Professor of Philosophy, Ashoka University

Ph.D. University of Texas at Austin

Clancy Martin is Professor of Philosophy at Ashoka University and Professor of Philosophy at the University of Missouri in Kansas City. He is also Professor of Business Ethics at UMKC’s Bloch School of Management. He specializes in moral psychology, existentialism and philosophy of literature. He earned his PhD in philosophy from the University of Texas at Austin, and has taught at the University of Texas at Austin, TCU, and many other universities.

A Guggenheim Fellow, Clancy has authored and edited more than a dozen books in philosophy, including Love and Lies (Farrar Straus & Giroux), Honest Work, Introducing Philosophy, Ethics Across the Professions and The Philosophy of Deception (all from Oxford University Press). He has written more than a hundred articles, essays and short pieces on Kierkegaard, Nietzsche, Romanticism, the virtue of truthfulness, and many other subjects, and has also translated Nietzsche’s Thus Spoke Zarathustra and other texts from German and Danish.

Clancy’s writing has appeared in The New Yorker, Harper’s Magazine (where he is a contributing editor), The New York Times, The Wall Street Journal, The London Review of Books, GQ, Esquire, Ethics, The Times Literary Supplement, Vice (where he is a contributing editor), The London Times, Australian Financial Times, The Dublin Times, Details, New York, Elle, The Harvard Advocate, The Columbia Journalism Review, Bookforum, and many other publications. His work has been translated into more than thirty languages, including Portuguese, Korean, and Mandarin. In 2009 and 2015 Kansas City’s The Pitch named Clancy their “Best Author of the Year.”

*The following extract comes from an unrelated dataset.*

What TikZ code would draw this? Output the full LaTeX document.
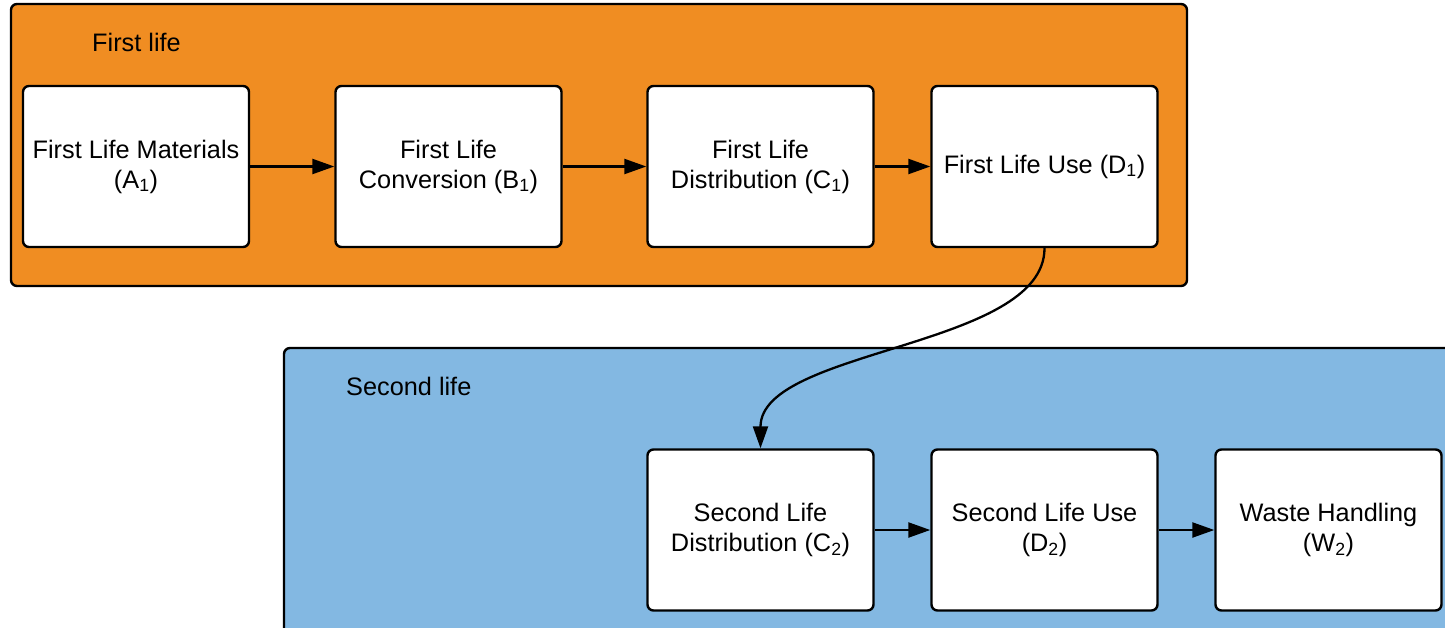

A teacher for “The Great Courses” series and a Pushcart Prize winner, Clancy’s best-selling first novel How To Sell (Farrar, Straus and Giroux) was selected as a “Best Book of the Year” by the Times Literary Supplement, The Guardian, The Kansas City Star, Publisher’s Weekly, and other publications. His second novel Love in Central America (Harvill Secker) was published in 2013. Both of his novels are under development for film, and he has been a finalist for The National Magazine Award. His work in progress includes a book on the nature of suffering, a novel, and several essays, both philosophical and popular.